PADA 9 Februari 2001, kami dari MT Annur dan Forum Komunikasi Keluarga Besar Warga Indonesia di Taiwan diundang menghadiri acara penandatanganan nota kesepahaman antara Apjati, AMA, TAMA, dan asosiasi penyalur tenaga kerja di Taipei, Taiwan. Pemerintah Indonesia diwakili Dirjen Bina Penta dan Kantor Dagang dan Ekonomi Indonesia (KDEI).
Kami sangat sedih ketika mengetahui salah satu isi nota itu, yang menyatakan bahwa pemerintah Indonesia setuju atas pemotongan gaji sebesar NT$ 120 ribu, setara dengan Rp 35 juta, sebagai fee, yang oleh agensi di Taiwan diasumsikan sebagai utang TKI dan TKW.

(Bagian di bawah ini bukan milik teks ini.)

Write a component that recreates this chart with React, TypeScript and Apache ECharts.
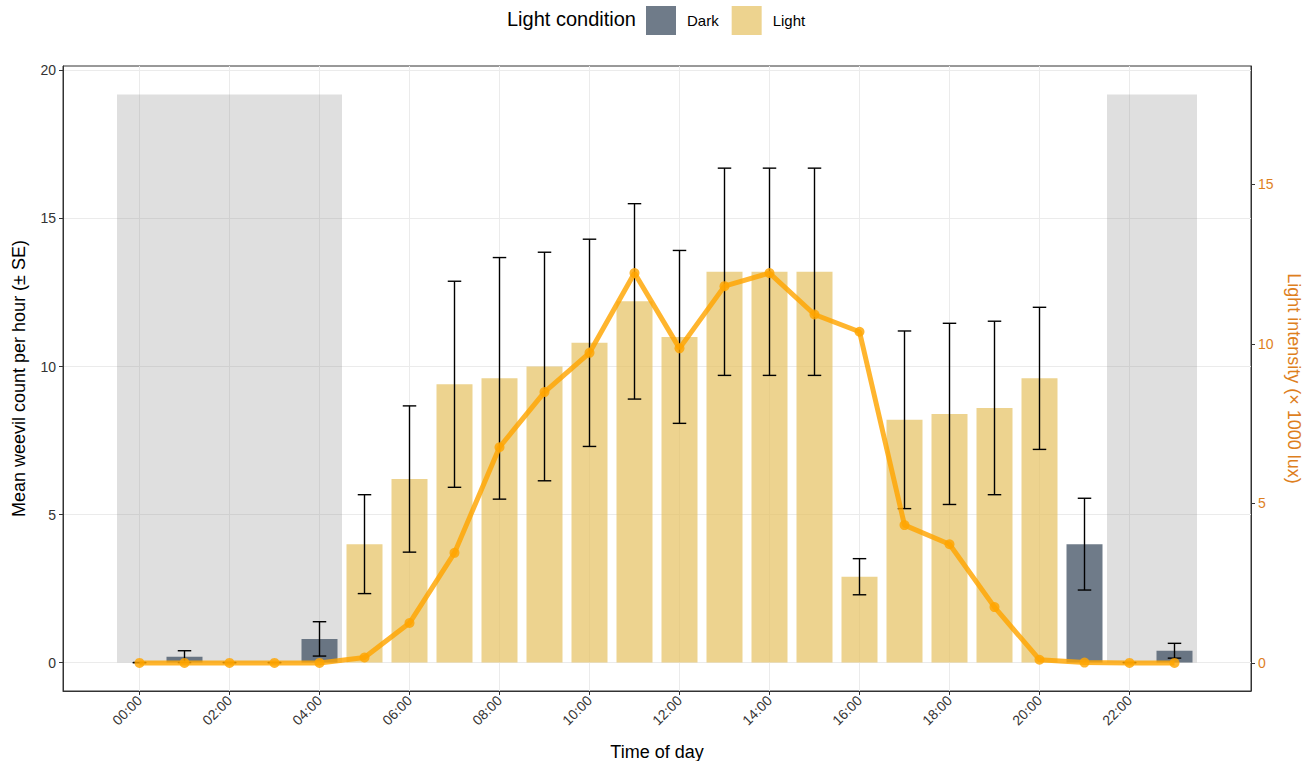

Dengan gaji NT$ 15.840 setelah dipotong pajak 20 persen selama enam bulan pertama dan 6 persen pada bulan seterusnya, serta potongan asurasi kesehatan dan lain-lain, para tenaga kerja hanya menerima gaji NT$ 2.000-4.000 per bulan selama satu tahun. Para tenaga kerja Indonesia dijanjikan akan mendapatkan gaji penuh pada tahun kedua. Padahal, tidak ada jaminan mereka bisa bekerja selama dua atau tiga tahun, sebagai batas maksimal izin bekerja di Taiwan. Sebab, pada kenyataannya para TKI dan TKW dipulangkan ke Indonesia setelah habis masa potongan alias mereka bekerja hanya satu tahun. Untuk mendapatkan tenaga kerja baru, agensi di Taiwan merekrut tenaga kerja lain. Itu pun berlaku ketentuan yang sama dengan ketentuan dalam isi nota kesepahaman.
Kondisi kerja sangat berat dan gaji yang tidak memadai, kadang-kadang hanya cukup untuk menutupi kebutuhan hidup mereka sehari-hari. Apalagi untuk mengirim uang untuk keluarga di Indonesia. Bandingkan dengan Filipina. Negara ini mengirim tenaga kerja juga ke Taiwan, membayar fee NT$ 50.000-60.000 saja sudah merasa sebagai budak.
Kami tidak tahu masukan apa yang diberikan KDEI yang tentunya lebih tahu permasalahan para TKI dan TKW. Padahal, kami sering mengundang KDEI dalam acara halal bihalal atau pengajian di Masjid Raya Kaohsiung, Taiwan, sekaligus memberikan masukan soal TKI. Namun, yang kami dapatkan adalah tuduhan. Kami dianggap sebagai provokator. Pemerintah Indonesia semestinya sadar, kini di Taiwan terdapat 90 ribu TKI yang diberlakukan nyaris seperti budak yang ditipu dan diperas tanpa perlindungan.
Kami masygul ketika menghadiri acara penandatanganan nota kesepahaman yang diselenggarakan di hotel bintang lima, sementara kami tidak diberikan kesempatan menyuarakan penderitaan TKI dan TKW di Taiwan. Kami adalah saksi pesta mewah, pesta kekalahan dan kebodohan bangsa Indonesia.